- _Source material_

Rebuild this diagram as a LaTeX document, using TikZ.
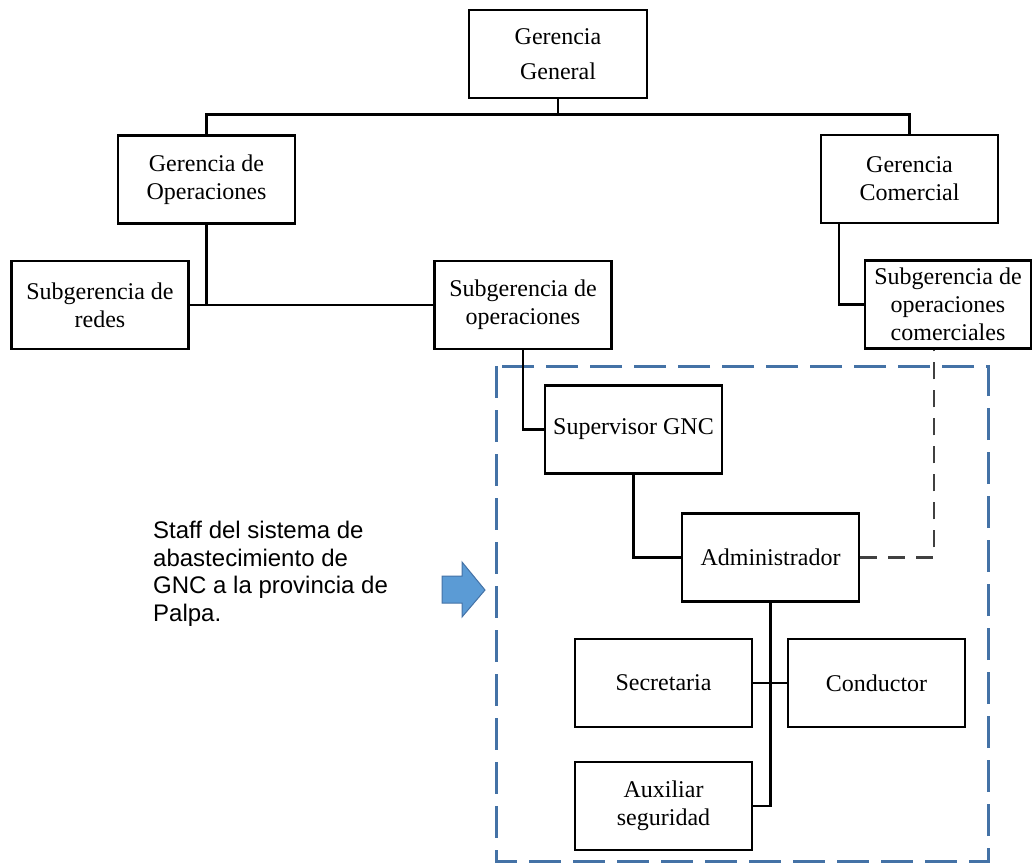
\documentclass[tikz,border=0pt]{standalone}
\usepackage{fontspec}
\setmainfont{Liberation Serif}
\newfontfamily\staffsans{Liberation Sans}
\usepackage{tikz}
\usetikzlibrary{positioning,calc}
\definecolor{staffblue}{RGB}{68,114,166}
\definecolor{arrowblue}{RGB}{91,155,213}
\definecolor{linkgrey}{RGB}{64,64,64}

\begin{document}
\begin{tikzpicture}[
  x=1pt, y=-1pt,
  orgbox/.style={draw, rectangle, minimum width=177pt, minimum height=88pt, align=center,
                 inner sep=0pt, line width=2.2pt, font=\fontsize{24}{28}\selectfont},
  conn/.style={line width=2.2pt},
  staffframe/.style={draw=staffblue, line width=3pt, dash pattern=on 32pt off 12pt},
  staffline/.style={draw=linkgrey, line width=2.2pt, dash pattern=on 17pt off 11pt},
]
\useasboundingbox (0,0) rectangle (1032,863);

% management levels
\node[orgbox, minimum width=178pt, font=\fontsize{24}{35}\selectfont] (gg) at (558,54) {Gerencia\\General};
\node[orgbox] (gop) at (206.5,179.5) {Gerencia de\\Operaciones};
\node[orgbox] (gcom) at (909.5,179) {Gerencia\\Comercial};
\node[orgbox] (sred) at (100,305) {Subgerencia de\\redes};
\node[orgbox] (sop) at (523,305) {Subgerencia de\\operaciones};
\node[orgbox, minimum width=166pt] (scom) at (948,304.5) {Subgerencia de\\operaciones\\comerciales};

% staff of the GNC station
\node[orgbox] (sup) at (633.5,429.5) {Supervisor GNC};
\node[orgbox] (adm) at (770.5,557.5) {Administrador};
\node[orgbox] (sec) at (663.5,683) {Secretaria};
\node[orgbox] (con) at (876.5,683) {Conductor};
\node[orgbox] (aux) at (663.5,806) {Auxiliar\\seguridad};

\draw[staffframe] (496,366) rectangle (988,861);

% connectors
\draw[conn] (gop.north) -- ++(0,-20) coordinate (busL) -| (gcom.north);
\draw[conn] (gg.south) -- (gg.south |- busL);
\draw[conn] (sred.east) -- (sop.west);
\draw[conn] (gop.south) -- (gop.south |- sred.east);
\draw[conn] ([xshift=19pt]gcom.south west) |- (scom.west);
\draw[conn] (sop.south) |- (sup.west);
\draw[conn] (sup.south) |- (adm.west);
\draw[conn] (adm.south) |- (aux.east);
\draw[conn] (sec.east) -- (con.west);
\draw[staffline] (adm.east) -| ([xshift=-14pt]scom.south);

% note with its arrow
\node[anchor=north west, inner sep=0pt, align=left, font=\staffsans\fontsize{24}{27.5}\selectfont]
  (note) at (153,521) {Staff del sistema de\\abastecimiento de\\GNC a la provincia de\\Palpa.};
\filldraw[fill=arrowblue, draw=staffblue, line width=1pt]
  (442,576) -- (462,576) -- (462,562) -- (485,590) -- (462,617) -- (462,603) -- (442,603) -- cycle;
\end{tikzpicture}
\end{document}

- _Exercise task_
Repeat the data exactly, dropping every picture it holds.

- _Expected answer_
Rebuild this diagram as a LaTeX document, using TikZ.
\documentclass[tikz,border=0pt]{standalone}
\usepackage{fontspec}
\setmainfont{Liberation Serif}
\newfontfamily\staffsans{Liberation Sans}
\usepackage{tikz}
\usetikzlibrary{positioning,calc}
\definecolor{staffblue}{RGB}{68,114,166}
\definecolor{arrowblue}{RGB}{91,155,213}
\definecolor{linkgrey}{RGB}{64,64,64}

\begin{document}
\begin{tikzpicture}[
  x=1pt, y=-1pt,
  orgbox/.style={draw, rectangle, minimum width=177pt, minimum height=88pt, align=center,
                 inner sep=0pt, line width=2.2pt, font=\fontsize{24}{28}\selectfont},
  conn/.style={line width=2.2pt},
  staffframe/.style={draw=staffblue, line width=3pt, dash pattern=on 32pt off 12pt},
  staffline/.style={draw=linkgrey, line width=2.2pt, dash pattern=on 17pt off 11pt},
]
\useasboundingbox (0,0) rectangle (1032,863);

% management levels
\node[orgbox, minimum width=178pt, font=\fontsize{24}{35}\selectfont] (gg) at (558,54) {Gerencia\\General};
\node[orgbox] (gop) at (206.5,179.5) {Gerencia de\\Operaciones};
\node[orgbox] (gcom) at (909.5,179) {Gerencia\\Comercial};
\node[orgbox] (sred) at (100,305) {Subgerencia de\\redes};
\node[orgbox] (sop) at (523,305) {Subgerencia de\\operaciones};
\node[orgbox, minimum width=166pt] (scom) at (948,304.5) {Subgerencia de\\operaciones\\comerciales};

% staff of the GNC station
\node[orgbox] (sup) at (633.5,429.5) {Supervisor GNC};
\node[orgbox] (adm) at (770.5,557.5) {Administrador};
\node[orgbox] (sec) at (663.5,683) {Secretaria};
\node[orgbox] (con) at (876.5,683) {Conductor};
\node[orgbox] (aux) at (663.5,806) {Auxiliar\\seguridad};

\draw[staffframe] (496,366) rectangle (988,861);

% connectors
\draw[conn] (gop.north) -- ++(0,-20) coordinate (busL) -| (gcom.north);
\draw[conn] (gg.south) -- (gg.south |- busL);
\draw[conn] (sred.east) -- (sop.west);
\draw[conn] (gop.south) -- (gop.south |- sred.east);
\draw[conn] ([xshift=19pt]gcom.south west) |- (scom.west);
\draw[conn] (sop.south) |- (sup.west);
\draw[conn] (sup.south) |- (adm.west);
\draw[conn] (adm.south) |- (aux.east);
\draw[conn] (sec.east) -- (con.west);
\draw[staffline] (adm.east) -| ([xshift=-14pt]scom.south);

% note with its arrow
\node[anchor=north west, inner sep=0pt, align=left, font=\staffsans\fontsize{24}{27.5}\selectfont]
  (note) at (153,521) {Staff del sistema de\\abastecimiento de\\GNC a la provincia de\\Palpa.};
\filldraw[fill=arrowblue, draw=staffblue, line width=1pt]
  (442,576) -- (462,576) -- (462,562) -- (485,590) -- (462,617) -- (462,603) -- (442,603) -- cycle;
\end{tikzpicture}
\end{document}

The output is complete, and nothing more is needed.